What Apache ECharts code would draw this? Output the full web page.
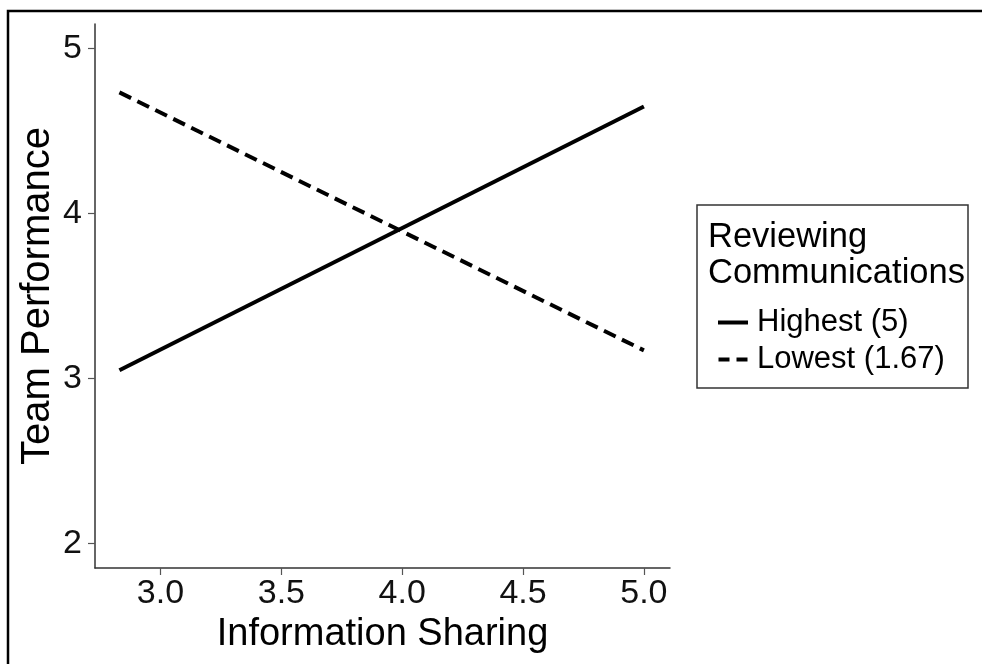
<!DOCTYPE html>
<html>
<head>
<meta charset="utf-8">
<style>
  html, body { margin: 0; padding: 0; background: #fff; }
  #chart { width: 982px; height: 664px; }
</style>
<script src="https://cdn.jsdelivr.net/npm/echarts@6/dist/echarts.min.js"></script>
</head>
<body>
<div id="chart"></div>
<script>
// Simple slopes: team performance vs information sharing,
// at the highest and lowest levels of reviewing communications.
const xTicks = [3.0, 3.5, 4.0, 4.5, 5.0];
const yTicks = [2, 3, 4, 5];
const seriesNames = ['Highest (5)', 'Lowest (1.67)'];
const infoSharing = [2.83, 5.0];
const perfHighest = [3.05, 4.65];
const perfLowest = [4.735, 3.17];
const legendTitle = ['Reviewing', 'Communications'];
const xTitle = 'Information Sharing';
const yTitle = 'Team Performance';

const FONT = 'Liberation Sans, Arial, sans-serif';

const chart = echarts.init(document.getElementById('chart'), null, { renderer: 'canvas' });

function pairs(xs, ys) {
  return xs.map((x, i) => [x, ys[i]]);
}

// legend keys: a solid bar and a two-dash bar
const keySolid = 'path://M0 0H30V4H0Z';
const keyDashed = 'path://M0 0H11V4H0ZM18 0H29V4H18Z';

const option = {
  backgroundColor: '#ffffff',
  animation: false,
  grid: { left: 95, right: 312, top: 24, bottom: 96, containLabel: false },
  xAxis: {
    type: 'value',
    min: 2.729,
    max: 5.108,
    name: xTitle,
    nameLocation: 'middle',
    nameGap: 47,
    nameTextStyle: { fontFamily: FONT, fontSize: 38, color: '#000' },
    axisLine: { show: true, lineStyle: { color: '#333', width: 1.5 } },
    axisTick: { show: true, length: 7, customValues: xTicks, lineStyle: { color: '#555', width: 1.2 } },
    axisLabel: {
      customValues: xTicks,
      fontFamily: FONT, fontSize: 34, color: '#111', margin: 9,
      formatter: v => v.toFixed(1)
    },
    splitLine: { show: false }
  },
  yAxis: {
    type: 'value',
    min: 1.85,
    max: 5.15,
    axisLine: { show: true, lineStyle: { color: '#333', width: 1.5 } },
    axisTick: { show: true, length: 7, customValues: yTicks, lineStyle: { color: '#555', width: 1.2 } },
    axisLabel: {
      customValues: yTicks,
      fontFamily: FONT, fontSize: 34, color: '#111', margin: 13,
      formatter: v => String(v)
    },
    splitLine: { show: false }
  },
  legend: {
    orient: 'vertical',
    left: 713,
    top: 302,
    itemWidth: 30,
    itemHeight: 4,
    itemGap: 6,
    textStyle: { fontFamily: FONT, fontSize: 31, color: '#000', padding: [0, 0, 0, 4] },
    data: [
      { name: seriesNames[0], icon: keySolid, itemStyle: { color: '#000' } },
      { name: seriesNames[1], icon: keyDashed, itemStyle: { color: '#000' } }
    ]
  },
  series: [
    {
      name: seriesNames[0],
      type: 'line',
      data: pairs(infoSharing, perfHighest),
      showSymbol: false,
      symbol: 'none',
      lineStyle: { color: '#000', width: 4, type: 'solid', cap: 'butt' },
      itemStyle: { color: '#000' }
    },
    {
      name: seriesNames[1],
      type: 'line',
      data: pairs(infoSharing, perfLowest),
      showSymbol: false,
      symbol: 'none',
      lineStyle: { color: '#000', width: 4, type: [13, 7], cap: 'butt' },
      itemStyle: { color: '#000' }
    }
  ],
  graphic: [
    // outer frame (top and left edges fall inside the canvas)
    {
      type: 'rect',
      shape: { x: 8, y: 11, width: 1000, height: 700 },
      style: { fill: 'none', stroke: '#000', lineWidth: 2.5 },
      silent: true
    },
    // y-axis title, rotated to read bottom-to-top
    {
      type: 'text',
      x: 38, y: 296,
      rotation: Math.PI / 2,
      style: {
        text: yTitle, font: '40px ' + FONT, fill: '#000',
        align: 'center', verticalAlign: 'middle'
      },
      silent: true
    },
    // legend box
    {
      type: 'rect',
      shape: { x: 697, y: 205, width: 271, height: 183 },
      style: { fill: 'none', stroke: '#333', lineWidth: 1.5 },
      silent: true
    },
    {
      type: 'text',
      left: 708, top: 220,
      style: { text: legendTitle[0], font: '34.5px ' + FONT, fill: '#000' },
      silent: true
    },
    {
      type: 'text',
      left: 708, top: 256,
      style: { text: legendTitle[1], font: '34.5px ' + FONT, fill: '#000' },
      silent: true
    }
  ]
};

chart.setOption(option);
</script>
</body>
</html>
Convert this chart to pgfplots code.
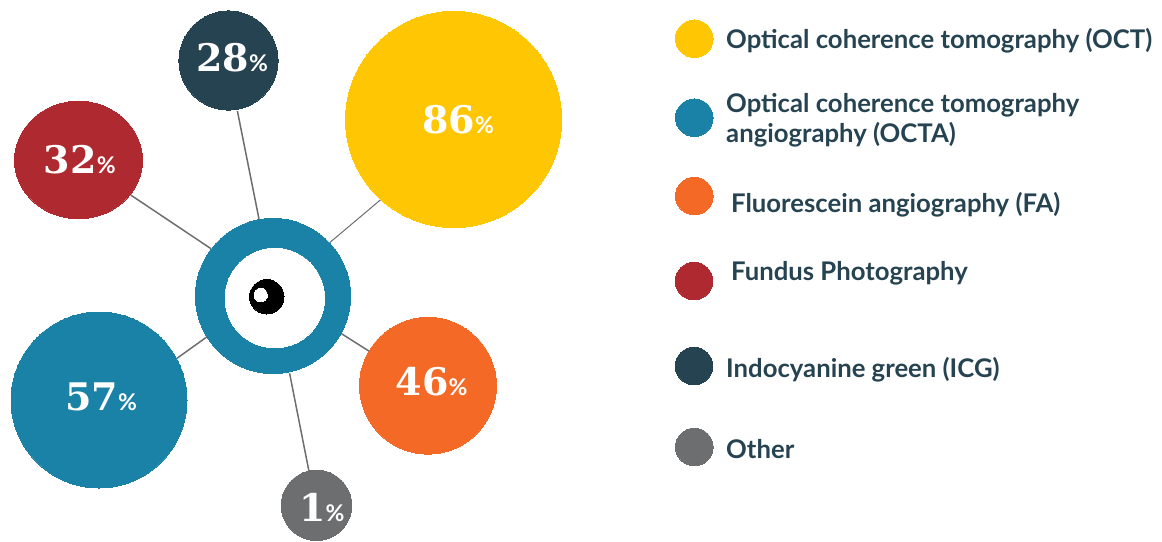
\documentclass[border=0pt]{standalone}
\usepackage{fontspec}
\usepackage{pgfplots}
\pgfplotsset{compat=1.18}
\setmainfont{Lato}
\newfontfamily\numfont{DejaVu Serif}
\definecolor{octY}{HTML}{FFC603}
\definecolor{octaB}{HTML}{1982A6}
\definecolor{faO}{HTML}{F36925}
\definecolor{fpR}{HTML}{AF2A30}
\definecolor{icgD}{HTML}{264351}
\definecolor{othG}{HTML}{6D6E70}
\newcommand{\bubble}[5][]{\addplot[only marks, mark=*, mark size=#5pt,
    mark options={draw=#2, fill=#2, line width=0pt, #1}] coordinates {(#3,#4)};}
\newcommand{\spoke}[5][1.5pt]{\addplot[othG, line width=#1] coordinates {(#2,#3) (#4,#5)};}
% value label: left end and baseline of the number
\newcommand{\pct}[3]{\addplot[only marks, mark=*, mark size=0pt,
    nodes near coords={{\numfont\bfseries\fontsize{38}{38}\selectfont #3}{\bfseries\fontsize{23}{23}\selectfont\%}},
    nodes near coords style={anchor=base west, inner sep=0pt, text=white}] coordinates {(#1,#2)};}
\newcommand{\leg}[3]{\node[anchor=base west, inner sep=0pt, text=icgD] at (axis cs:#1,#2)
    {\bfseries\fontsize{25.7}{25.7}\selectfont #3};}
\begin{document}
\begin{tikzpicture}
\path[use as bounding box] (0,0) rectangle (1162pt,541pt);
\begin{axis}[
    at={(0,0)}, anchor=south west,
    scale only axis, width=1162pt, height=541pt,
    xmin=0, xmax=1162, ymin=0, ymax=541, y dir=reverse,
    axis lines=none, clip=false
]
% spokes
\spoke{237.4}{111}{259}{219}
\spoke{130.7}{195}{211}{248.7}
\spoke[1pt]{381.5}{199}{329.6}{242.7}
\spoke{177}{358.3}{206.7}{337}
\spoke{341.5}{333.7}{369.3}{351.3}
\spoke{289.6}{373.3}{308.9}{471}
% bubbles: x, y, radius
\bubble{octY}{453.6}{119.5}{108.1}
\bubble{icgD}{228.5}{60.5}{49.6}
\bubble[xscale=1.09]{fpR}{78.5}{160}{58.7}
\bubble{octaB}{99}{400}{88}
\bubble{faO}{428}{385.7}{68.4}
\bubble{othG}{316.5}{505.3}{35.2}
% eye
\bubble{octaB}{273}{296}{77.6}
\bubble{white}{274.8}{298}{49.8}
\bubble{black}{266.8}{296.8}{17.2}
\bubble{white}{260.7}{295}{6.7}
% values
\pct{422}{133.5}{86}
\pct{196}{71.7}{28}
\pct{43.7}{173.3}{32}
\pct{65}{410.7}{57}
\pct{395.5}{395.5}{46}
\pct{299}{521.2}{1}
% legend
\bubble{octY}{694.3}{38.7}{18.8}
\bubble{octaB}{694.3}{117.7}{18.8}
\bubble{faO}{694.3}{196}{18.8}
\bubble{fpR}{694}{281}{18.8}
\bubble{icgD}{694}{366}{18.8}
\bubble{othG}{694.3}{447}{18.8}
\leg{726}{48.7}{Optical coherence tomography (OCT)}
\leg{726}{112}{Optical coherence tomography}
\leg{726}{142}{angiography (OCTA)}
\leg{731}{212}{Fluorescein angiography (FA)}
\leg{731}{280.5}{Fundus Photography}
\leg{726}{377}{Indocyanine green (ICG)}
\leg{726}{458}{Other}
\end{axis}
\end{tikzpicture}
\end{document}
▬▬▬▬▬▬▬▬▬▬
Exercise description
Skip every picture and return the lines above from the top through the one that contains "const keyDashed = 'path://M0".

Solution for this exercise
What Apache ECharts code would draw this? Output the full web page.
<!DOCTYPE html>
<html>
<head>
<meta charset="utf-8">
<style>
  html, body { margin: 0; padding: 0; background: #fff; }
  #chart { width: 982px; height: 664px; }
</style>
<script src="https://cdn.jsdelivr.net/npm/echarts@6/dist/echarts.min.js"></script>
</head>
<body>
<div id="chart"></div>
<script>
// Simple slopes: team performance vs information sharing,
// at the highest and lowest levels of reviewing communications.
const xTicks = [3.0, 3.5, 4.0, 4.5, 5.0];
const yTicks = [2, 3, 4, 5];
const seriesNames = ['Highest (5)', 'Lowest (1.67)'];
const infoSharing = [2.83, 5.0];
const perfHighest = [3.05, 4.65];
const perfLowest = [4.735, 3.17];
const legendTitle = ['Reviewing', 'Communications'];
const xTitle = 'Information Sharing';
const yTitle = 'Team Performance';

const FONT = 'Liberation Sans, Arial, sans-serif';

const chart = echarts.init(document.getElementById('chart'), null, { renderer: 'canvas' });

function pairs(xs, ys) {
  return xs.map((x, i) => [x, ys[i]]);
}

// legend keys: a solid bar and a two-dash bar
const keySolid = 'path://M0 0H30V4H0Z';
const keyDashed = 'path://M0 0H11V4H0ZM18 0H29V4H18Z';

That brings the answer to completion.